It's very hard for your children to care for their dad - 23 is still awfully young to have to deal with this horriable illness all on their own. He clearly needs 24 supervision - checking in just isn't enough anymore and it will only become "more so".

Deciding how to proceed should be a group discussion - including your children, any other caregivers and your exhusband. Perhaps with the aid of a social worker to discuss options. I'm guessing that you stepping in as the exwife to provide his care with the children is not one of those options....
What a stressful time for you all. Sounds like your husband and kids are in need of a social worker visit, or visit from ALSA advocate or health care person who is equipped to educate them on their options. This is a complicated disease. Nursing homes are one option, but there is also the option of having full-time live-in care at home. Medicare/insurances in the US provides for great home health/hospice benefits with nurses and aides and therapists coming to the home. There are many possible paths---but they need to evaulate what is best for them, with some help from someone who understands the options.

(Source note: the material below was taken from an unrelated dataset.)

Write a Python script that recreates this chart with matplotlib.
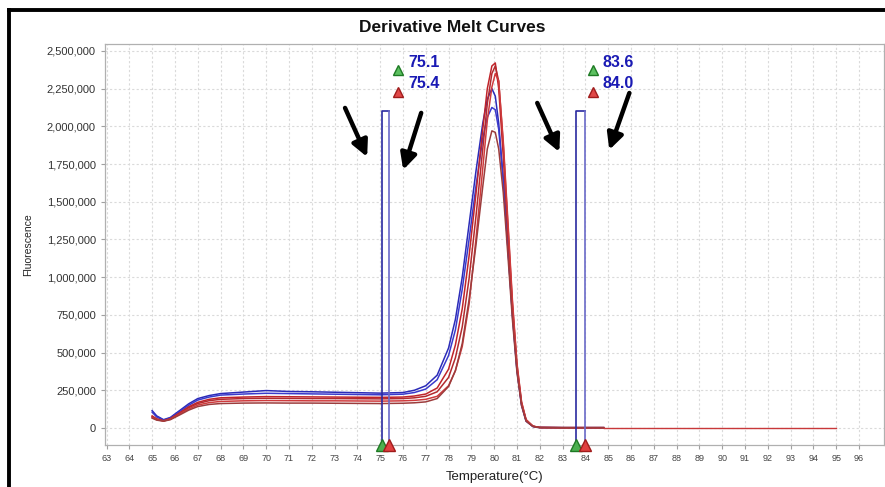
import numpy as np
import matplotlib
matplotlib.use('Agg')
import matplotlib.pyplot as plt
from matplotlib.lines import Line2D
from matplotlib.ticker import FuncFormatter, MultipleLocator

plt.rcParams['font.family'] = ['Liberation Sans', 'DejaVu Sans']

# temperature grid shared by the melt curves (deg C)
temps = [65.0, 65.2, 65.5, 65.8, 66.2, 66.6, 67.0, 67.5, 68.0, 69.0, 70.0,
         71.0, 72.0, 73.0, 74.0, 75.0, 76.0, 76.5, 77.0, 77.5, 78.0, 78.3,
         78.6, 78.9, 79.2, 79.5, 79.7, 79.9, 80.05, 80.2, 80.4, 80.6, 80.8,
         81.0, 81.2, 81.4, 81.7, 82.0, 83.0, 84.0, 84.8]

# -dF/dT values
blue_1 = [115e3, 80e3, 55e3, 70e3, 115e3, 160e3, 195e3, 215e3, 228e3, 238e3, 248e3,
          242e3, 240e3, 237e3, 234e3, 231e3, 235e3, 250e3, 280e3, 350e3, 530e3, 720e3,
          1000e3, 1350e3, 1700e3, 2020e3, 2180e3, 2250e3, 2200e3, 2020e3, 1650e3, 1200e3, 750e3,
          380e3, 150e3, 45e3, 10e3, 3e3, 2e3, 2e3, 2e3]
blue_2 = [105e3, 72e3, 52e3, 66e3, 108e3, 150e3, 185e3, 205e3, 218e3, 225e3, 230e3,
          228e3, 226e3, 224e3, 222e3, 220e3, 224e3, 235e3, 258e3, 320e3, 480e3, 650e3,
          920e3, 1250e3, 1600e3, 1920e3, 2060e3, 2125e3, 2110e3, 1980e3, 1640e3, 1200e3, 760e3,
          390e3, 160e3, 50e3, 10e3, 3e3, 2e3, 2e3, 2e3]
red_1 = [80e3, 60e3, 48e3, 62e3, 100e3, 140e3, 170e3, 190e3, 200e3, 205e3, 208e3,
         207e3, 206e3, 205e3, 204e3, 203e3, 205e3, 212e3, 225e3, 265e3, 390e3, 550e3,
         790e3, 1140e3, 1550e3, 1980e3, 2250e3, 2400e3, 2420e3, 2250e3, 1800e3, 1300e3, 800e3,
         400e3, 160e3, 50e3, 12e3, 3e3, 2e3, 2e3, 2e3]
red_2 = [75e3, 58e3, 47e3, 60e3, 96e3, 134e3, 162e3, 181e3, 190e3, 195e3, 197e3,
         196e3, 195e3, 195e3, 194e3, 193e3, 195e3, 200e3, 210e3, 240e3, 335e3, 465e3,
         670e3, 990e3, 1400e3, 1850e3, 2150e3, 2350e3, 2400e3, 2300e3, 1880e3, 1350e3, 830e3,
         420e3, 170e3, 55e3, 12e3, 3e3, 2e3, 2e3, 2e3]
red_3 = [70e3, 55e3, 46e3, 58e3, 92e3, 126e3, 152e3, 168e3, 176e3, 180e3, 182e3,
         181e3, 180e3, 180e3, 179e3, 178e3, 180e3, 183e3, 190e3, 210e3, 280e3, 380e3,
         540e3, 820e3, 1250e3, 1720e3, 2040e3, 2260e3, 2350e3, 2300e3, 1900e3, 1380e3, 850e3,
         430e3, 175e3, 55e3, 12e3, 3e3, 2e3, 2e3, 2e3]
red_4 = [65e3, 52e3, 45e3, 55e3, 86e3, 118e3, 142e3, 156e3, 162e3, 165e3, 166e3,
         165e3, 165e3, 164e3, 163e3, 162e3, 164e3, 167e3, 173e3, 195e3, 275e3, 380e3,
         560e3, 850e3, 1210e3, 1600e3, 1850e3, 1970e3, 1960e3, 1850e3, 1560e3, 1150e3, 720e3,
         370e3, 150e3, 45e3, 10e3, 3e3, 2e3, 2e3, 2e3]

curves = [blue_1, blue_2, red_1, red_2, red_3, red_4]
curve_colors = ['#2b2bb8', '#3a3acc', '#c0242a', '#b32a2e', '#cf3a3c', '#9c3c3c']

# one red trace keeps going to the end of the run
tail_x = [84.8, 95.0]
tail_y = [2e3, 2e3]

# melt peak markers
marker_lo = [75.1, 75.4]
marker_hi = [83.6, 84.0]
marker_top = 2100000

fig = plt.figure(figsize=(8.85, 4.87), dpi=100)
ax = fig.add_axes([0.1186, 0.0862, 0.8803, 0.8235])

for ys, c in zip(curves, curve_colors):
    ax.plot(temps, ys, color=c, lw=1.1)
ax.plot(tail_x, tail_y, color='#c8383a', lw=1.0)

ax.set_xlim(62.93, 97.1)
ax.set_ylim(-113000, 2546000)
ymin = ax.get_ylim()[0]

# marker windows
for a, b in (marker_lo, marker_hi):
    ax.plot([a, a, b], [ymin, marker_top, marker_top], color='#2a2aa0', lw=1.2)
    ax.plot([b, b], [marker_top, ymin], color='#6a6ac8', lw=1.2)
    ax.plot([a], [ymin], marker='^', ms=8, mfc='#4cb050', mec='#1e7a24', clip_on=False, zorder=5)
    ax.plot([b], [ymin], marker='^', ms=8, mfc='#e04040', mec='#a01c1c', clip_on=False, zorder=5)

# value labels
for a, b, tx in ((marker_lo[0], marker_lo[1], 75.8), (marker_hi[0], marker_hi[1], 84.35)):
    ax.plot([tx], [2374000], marker='^', ms=7, mfc='#5cc060', mec='#1e7a24')
    ax.plot([tx], [2228000], marker='^', ms=7, mfc='#e04848', mec='#a01c1c')
    ax.text(tx + 0.42, 2420000, f'{a:.1f}', color='#1a1ab4', fontsize=11.5,
            fontweight='bold', va='center', ha='left')
    ax.text(tx + 0.42, 2281000, f'{b:.1f}', color='#1a1ab4', fontsize=11.5,
            fontweight='bold', va='center', ha='left')

# black arrows
arrows = [((73.46, 2122000), (74.43, 1797000)),
          ((76.80, 2089000), (76.01, 1711000)),
          ((81.89, 2155000), (82.86, 1830000)),
          ((85.93, 2221000), (85.05, 1844000))]
for tail, tip in arrows:
    ax.annotate('', xy=tip, xytext=tail,
                arrowprops=dict(arrowstyle='-|>,head_length=0.6,head_width=0.3',
                                lw=3.2, color='black', mutation_scale=16,
                                shrinkA=0, shrinkB=0))

ax.set_xticks(range(63, 97))
ax.yaxis.set_major_locator(MultipleLocator(250000))
ax.yaxis.set_major_formatter(FuncFormatter(lambda v, p: f'{int(v):,}'))
ax.grid(True, color='#dadada', linestyle=(0, (2, 2)), lw=0.8)
ax.set_axisbelow(True)
for s in ax.spines.values():
    s.set_color('#b0b0b0')
    s.set_linewidth(0.9)
ax.tick_params(axis='y', labelsize=8, colors='#a0a0a0', labelcolor='#333333', length=3)
ax.tick_params(axis='x', labelsize=6.5, colors='#a0a0a0', labelcolor='#444444', length=3)

ax.set_xlabel('Temperature(°C)', fontsize=9.5, color='#222222', labelpad=6)
ax.set_ylabel('Fluorescence', fontsize=7.5, color='#222222', labelpad=10)
fig.text(0.511, 0.944, 'Derivative Melt Curves', ha='center', va='center',
         fontsize=12.5, fontweight='bold', color='#111111')

# black frame at top and left
fig.add_artist(Line2D([0.0102, 1.0], [0.9795, 0.9795], color='black', lw=2.8,
                      transform=fig.transFigure))
fig.add_artist(Line2D([0.0102, 0.0102], [0.0, 0.9795], color='black', lw=2.8,
                      transform=fig.transFigure))

fig.savefig('out.png', dpi=100)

Seems the best way you can help is to hook them up with someone in the know who can advise them....Good Luck, Beth (CALS to husband Shannon, diagnoseded at age 40, 8/2004)
thank you to all who responded . We all know that he could have other options of people to come onto the home to look after him however he is refusing. I think part of the porblem is he is afraid of loosing his children, that if someone else comes into care for him, then they don't have to be there. I am meeting with them all , first the children then together with their dad this weekend wish me well. I don't not wish him harm andwant to help in any way however I am seeing the kids need to go back to being some what kids and have someone else as caregivers.
Hi Jean. Sounds like you are on the right track with meeting with the kids first. You will have to impress on them the fact that they will not be abandoning their dad. They will feel this way. Talking to him make sure he realizes the dangers of falling when there is no one to help him. He could have lain there and bled to death if he had hit his head on something. That would not be nice for the kids to come home to. I do not relish the thought of going in a home either but if my family was unable to look after me it would be the only smart option. Providing that you still want to live. He has to make some hard choices. I hope he can deal with it. Let us know how you make out. AL.
No fight left

just to let all of you know I never got a chance to have the meeting with the kids, we had to reschedule our meeting from the weekend to Monday Oct 2 and Mel passed away sunday Oct 1 at home in the afternoon. He had been fighting a chest infection but refused to let the girls take him to the hospital. I will be praying for all of you out there fighting this hideous disease.
I am so sorry to hear of your loss. There is an old expression that God takes care of fools and little children. Maybe he was looking after your children. Take care and if you or the children need support you can find it here. AL.